The protests are also a bonanza for the European Union, which has been suffering from a spate of bad PR recently. With support for the European project at an all-time low among its citizens, the television images of tens of thousands of Ukrainians protesting for Europe are a powerful reaffirmation of the European dream. They give Brussels a respite from the stream of negative news coming out of Greece, Portugal, Spain, or elsewhere in struggling southern Europe.
It’s no surprise that European politicans have rushed to embrace the protest movement.
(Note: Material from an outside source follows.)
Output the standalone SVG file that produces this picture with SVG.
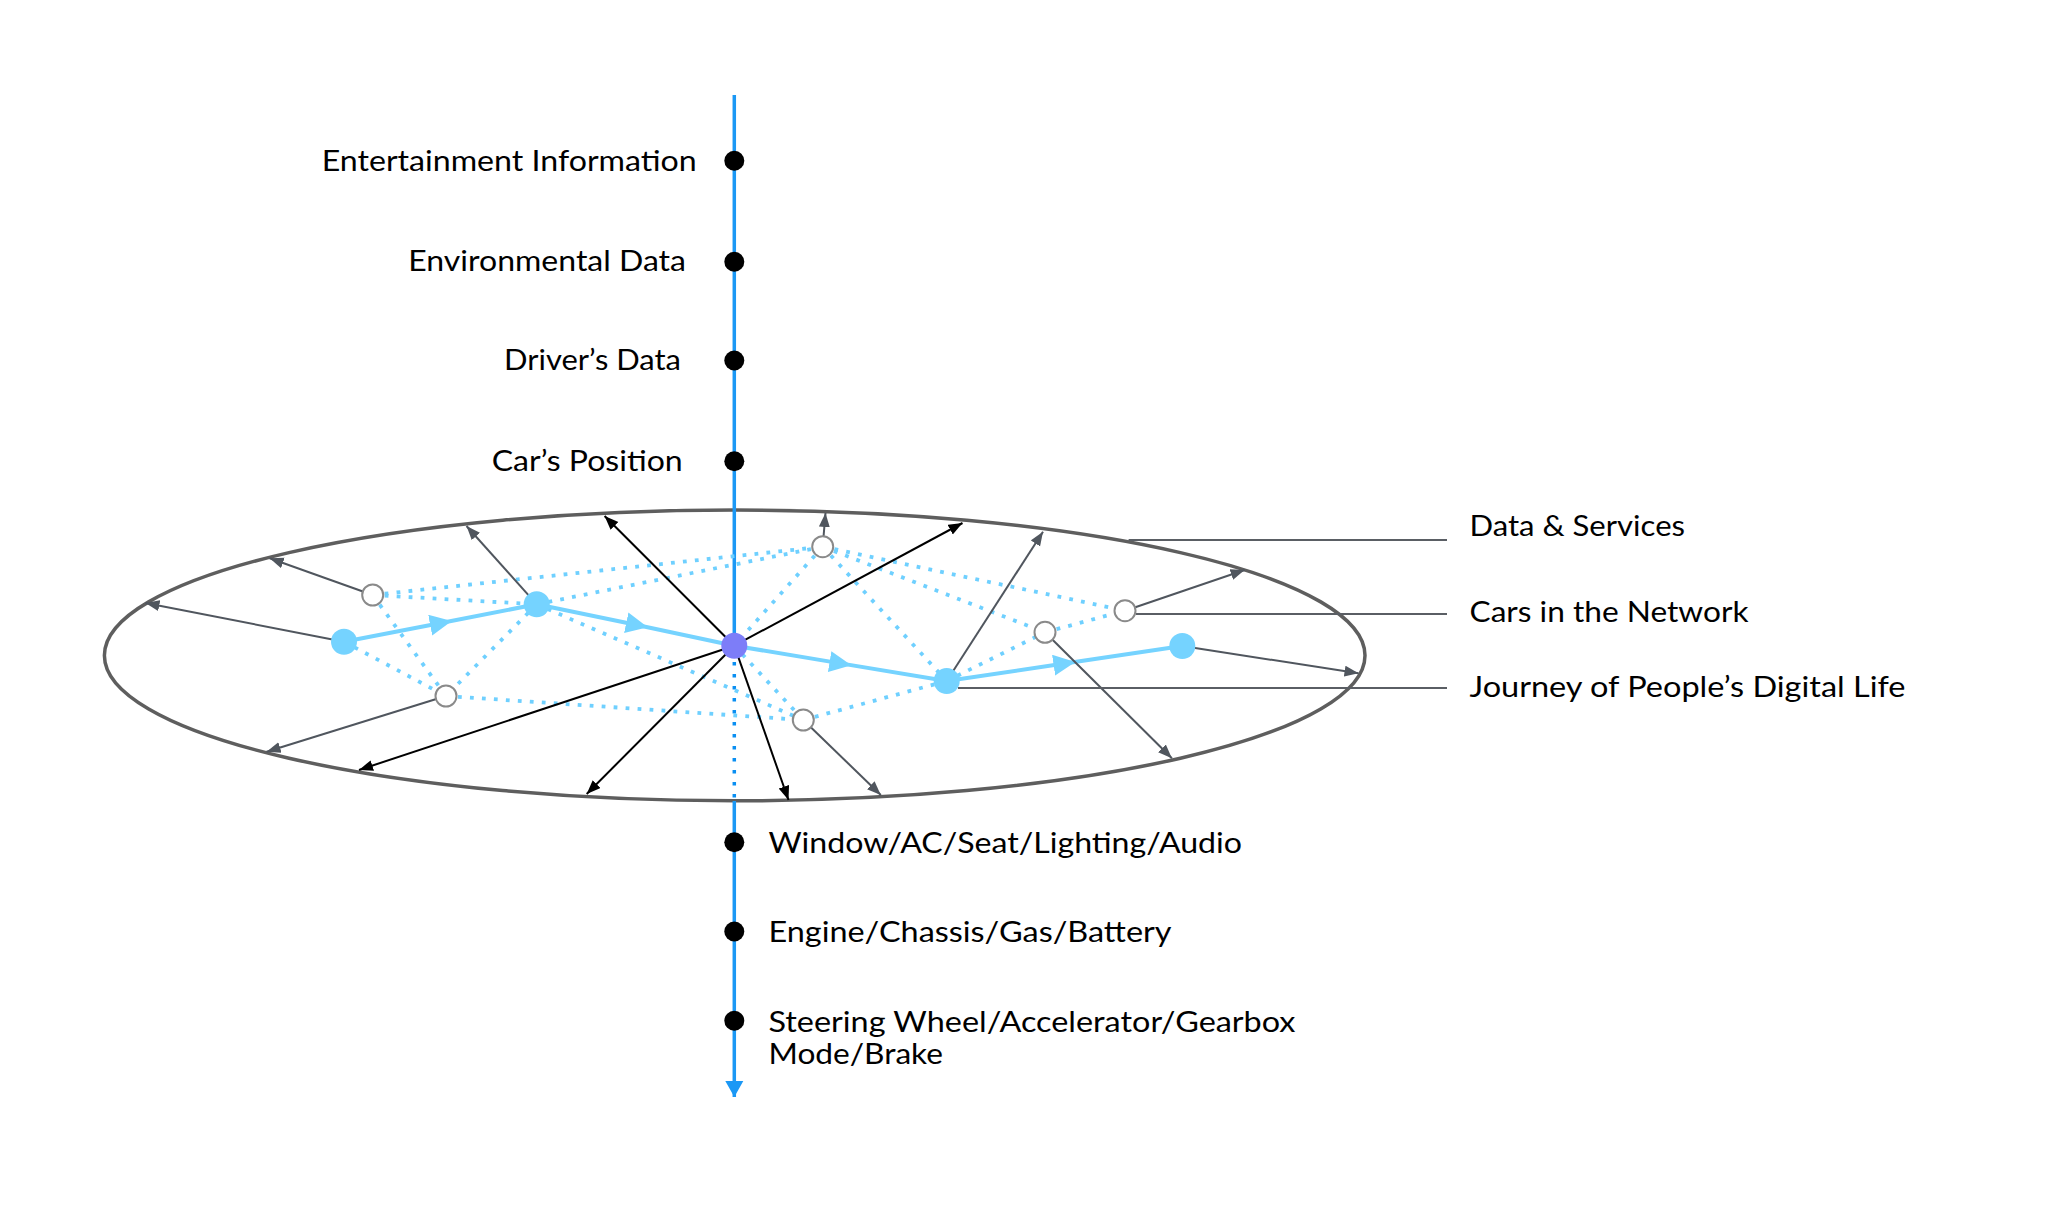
<svg xmlns="http://www.w3.org/2000/svg" width="2048" height="1218" viewBox="0 0 2048 1218">
<defs>
<style>
.lbl{font-family:Lato,"Noto Sans","Liberation Sans",sans-serif;font-size:28px;fill:#000}
.dot{stroke:#6fd0ff;stroke-width:3.8;stroke-dasharray:3.8 8.2;fill:none}
.blk{stroke:#000;stroke-width:2;fill:none;marker-end:url(#ab)}
.gry{stroke:#50565e;stroke-width:2;fill:none;marker-end:url(#ag)}
.lead{stroke:#5a5e64;stroke-width:2;fill:none}
.jr{stroke:#75d3ff;stroke-width:4;fill:none;marker-mid:url(#aj)}
.car{fill:#fff;stroke:#8a8a8a;stroke-width:2}
.jn{fill:#75d3ff}
.bd{fill:#000}
</style>
<marker id="ab" markerUnits="userSpaceOnUse" markerWidth="15" markerHeight="12" refX="14" refY="5.5" orient="auto"><path d="M0,0 L14,5.5 L0,11 z" fill="#000"/></marker>
<marker id="ag" markerUnits="userSpaceOnUse" markerWidth="15" markerHeight="12" refX="14" refY="5.5" orient="auto"><path d="M0,0 L14,5.5 L0,11 z" fill="#50565e"/></marker>
<marker id="aj" markerUnits="userSpaceOnUse" markerWidth="24" markerHeight="22" refX="11" refY="10.5" orient="auto"><path d="M0,0 L22,10.5 L0,21 z" fill="#75d3ff"/></marker>
<marker id="av" markerUnits="userSpaceOnUse" markerWidth="20" markerHeight="18" refX="9" refY="16" orient="0"><path d="M0,0 L18,0 L9,16 z" fill="#1b98f5"/></marker>
</defs>
<rect width="2048" height="1218" fill="#fff"/>

<g id="connectors">
<ellipse cx="734.7" cy="655.4" rx="630.3" ry="145.4" fill="none" stroke="#5e5e5e" stroke-width="3.5"/>
<line x1="734.3" y1="95" x2="734.3" y2="646" stroke="#1b98f5" stroke-width="3.5"/>
<line x1="734.3" y1="662" x2="734.3" y2="800" stroke="#0a8ff2" stroke-width="3.5" stroke-dasharray="3.5 8.5"/>
<line x1="734.3" y1="801" x2="734.3" y2="1097" stroke="#1b98f5" stroke-width="3.5" marker-end="url(#av)"/>

<g id="dotted">
<line class="dot" x1="372.7" y1="595" x2="822.7" y2="546.7"/>
<line class="dot" x1="372.7" y1="595" x2="536.7" y2="604.3"/>
<line class="dot" x1="536.7" y1="604.3" x2="822.7" y2="546.7"/>
<line class="dot" x1="372.7" y1="595" x2="446" y2="696"/>
<line class="dot" x1="344" y1="641.7" x2="446" y2="696"/>
<line class="dot" x1="536.7" y1="604.3" x2="446" y2="696"/>
<line class="dot" x1="536.7" y1="604.3" x2="803.3" y2="720"/>
<line class="dot" x1="446" y1="696" x2="803.3" y2="720"/>
<line class="dot" x1="822.7" y1="546.7" x2="734.3" y2="645.7"/>
<line class="dot" x1="822.7" y1="546.7" x2="946.7" y2="681"/>
<line class="dot" x1="822.7" y1="546.7" x2="1125" y2="610.7"/>
<line class="dot" x1="822.7" y1="546.7" x2="1045" y2="632.3"/>
<line class="dot" x1="946.7" y1="681" x2="1045" y2="632.3"/>
<line class="dot" x1="1045" y1="632.3" x2="1125" y2="610.7"/>
<line class="dot" x1="734.3" y1="645.7" x2="803.3" y2="720"/>
<line class="dot" x1="803.3" y1="720" x2="946.7" y2="681"/>
</g>

<g id="journey">
<path class="jr" d="M344,641.7 L441,623 L536.7,604.3"/>
<path class="jr" d="M536.7,604.3 L637,625 L734.3,645.7"/>
<path class="jr" d="M734.3,645.7 L840.5,663.4 L946.7,681"/>
<path class="jr" d="M946.7,681 L1064.5,663.5 L1182.3,646"/>
</g>

<g id="black-arrows">
<line class="blk" x1="734.3" y1="645.7" x2="604.6" y2="516"/>
<line class="blk" x1="734.3" y1="645.7" x2="962.5" y2="523"/>
<line class="blk" x1="734.3" y1="645.7" x2="359" y2="770"/>
<line class="blk" x1="734.3" y1="645.7" x2="586.7" y2="794"/>
<line class="blk" x1="734.3" y1="645.7" x2="788.5" y2="800"/>
</g>

<g id="gray-arrows">
<line class="gry" x1="344" y1="641.7" x2="145.5" y2="603"/>
<line class="gry" x1="372.7" y1="595" x2="269.7" y2="558.3"/>
<line class="gry" x1="536.7" y1="604.3" x2="466.5" y2="526"/>
<line class="gry" x1="446" y1="696" x2="266.6" y2="751.7"/>
<line class="gry" x1="822.7" y1="546.7" x2="825.5" y2="513"/>
<line class="gry" x1="946.7" y1="681" x2="1043" y2="531.7"/>
<line class="gry" x1="1125" y1="610.7" x2="1244.6" y2="570"/>
<line class="gry" x1="1182.3" y1="646" x2="1358.5" y2="673.3"/>
<line class="gry" x1="1045" y1="632.3" x2="1171.9" y2="758.3"/>
<line class="gry" x1="803.3" y1="720" x2="880.8" y2="795"/>
</g>

<g id="leaders">
<line class="lead" x1="1128.6" y1="540" x2="1447" y2="540"/>
<line class="lead" x1="1136" y1="614" x2="1447" y2="614"/>
<line class="lead" x1="958" y1="688" x2="1447" y2="688"/>
</g>
</g>

<g id="node-center"><circle cx="734.3" cy="645.7" r="13" fill="#7d7df8"/></g>
<g id="node-A"><circle class="jn" cx="344" cy="641.7" r="13"/></g>
<g id="node-B"><circle class="jn" cx="536.7" cy="604.3" r="13"/></g>
<g id="node-C"><circle class="jn" cx="946.7" cy="681" r="13"/></g>
<g id="node-D"><circle class="jn" cx="1182.3" cy="646" r="13"/></g>
<g id="car-E"><circle class="car" cx="372.7" cy="595" r="10.5"/></g>
<g id="car-F"><circle class="car" cx="446" cy="696" r="10.5"/></g>
<g id="car-G"><circle class="car" cx="822.7" cy="546.7" r="10.5"/></g>
<g id="car-H"><circle class="car" cx="1125" cy="610.7" r="10.5"/></g>
<g id="car-I"><circle class="car" cx="1045" cy="632.3" r="10.5"/></g>
<g id="car-J"><circle class="car" cx="803.3" cy="720" r="10.5"/></g>

<g id="item-entertainment"><circle class="bd" cx="734.3" cy="160.7" r="10"/><text class="lbl" x="321.7" y="170.5" textLength="375" lengthAdjust="spacingAndGlyphs">Entertainment Information</text></g>
<g id="item-environmental"><circle class="bd" cx="734.3" cy="261.7" r="10"/><text class="lbl" x="408.3" y="271" textLength="277.7" lengthAdjust="spacingAndGlyphs">Environmental Data</text></g>
<g id="item-driver"><circle class="bd" cx="734.3" cy="360.5" r="10"/><text class="lbl" x="504" y="369.5" textLength="177" lengthAdjust="spacingAndGlyphs">Driver’s Data</text></g>
<g id="item-position"><circle class="bd" cx="734.3" cy="461.2" r="10"/><text class="lbl" x="491.7" y="470.5" textLength="191" lengthAdjust="spacingAndGlyphs">Car’s Position</text></g>

<g id="item-window"><circle class="bd" cx="734.3" cy="842.3" r="10"/><text class="lbl" x="768.5" y="852.5" textLength="473.5" lengthAdjust="spacingAndGlyphs">Window/AC/Seat/Lighting/Audio</text></g>
<g id="item-engine"><circle class="bd" cx="734.3" cy="931.5" r="10"/><text class="lbl" x="768.5" y="941.5" textLength="403" lengthAdjust="spacingAndGlyphs">Engine/Chassis/Gas/Battery</text></g>
<g id="item-steering"><circle class="bd" cx="734.3" cy="1020.7" r="10"/><text class="lbl" x="768.5" y="1031.5" textLength="527" lengthAdjust="spacingAndGlyphs">Steering Wheel/Accelerator/Gearbox</text><text class="lbl" x="768.5" y="1064" textLength="174.5" lengthAdjust="spacingAndGlyphs">Mode/Brake</text></g>

<g id="label-data"><text class="lbl" x="1469.5" y="536" textLength="215.5" lengthAdjust="spacingAndGlyphs">Data &amp; Services</text></g>
<g id="label-cars"><text class="lbl" x="1469.5" y="621.5" textLength="279" lengthAdjust="spacingAndGlyphs">Cars in the Network</text></g>
<g id="label-journey"><text class="lbl" x="1469.5" y="697" textLength="436" lengthAdjust="spacingAndGlyphs">Journey of People’s Digital Life</text></g>
</svg>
German Foreign Minister Guido Westerwelle made a dramatic speech before the protesters last week, stressing that the “door to Europe is still open.” E.U. President José Manuel Barosso went as far as to express his gratitude to the Ukrainian demonstrators in a statement this week: “The European Union has the right and the duty to stand by the people of Ukraine in this difficult moment, because they are giving to Europe one of the greatest contributions that can be given.”
Ukraine’s “greatest contribution” has been to bolster the E.U.’s flagging reputation with its revolution, or “Eurolution.” One hopes the current turmoil will have a similarly happy ending as Europe’s recent debt crisis.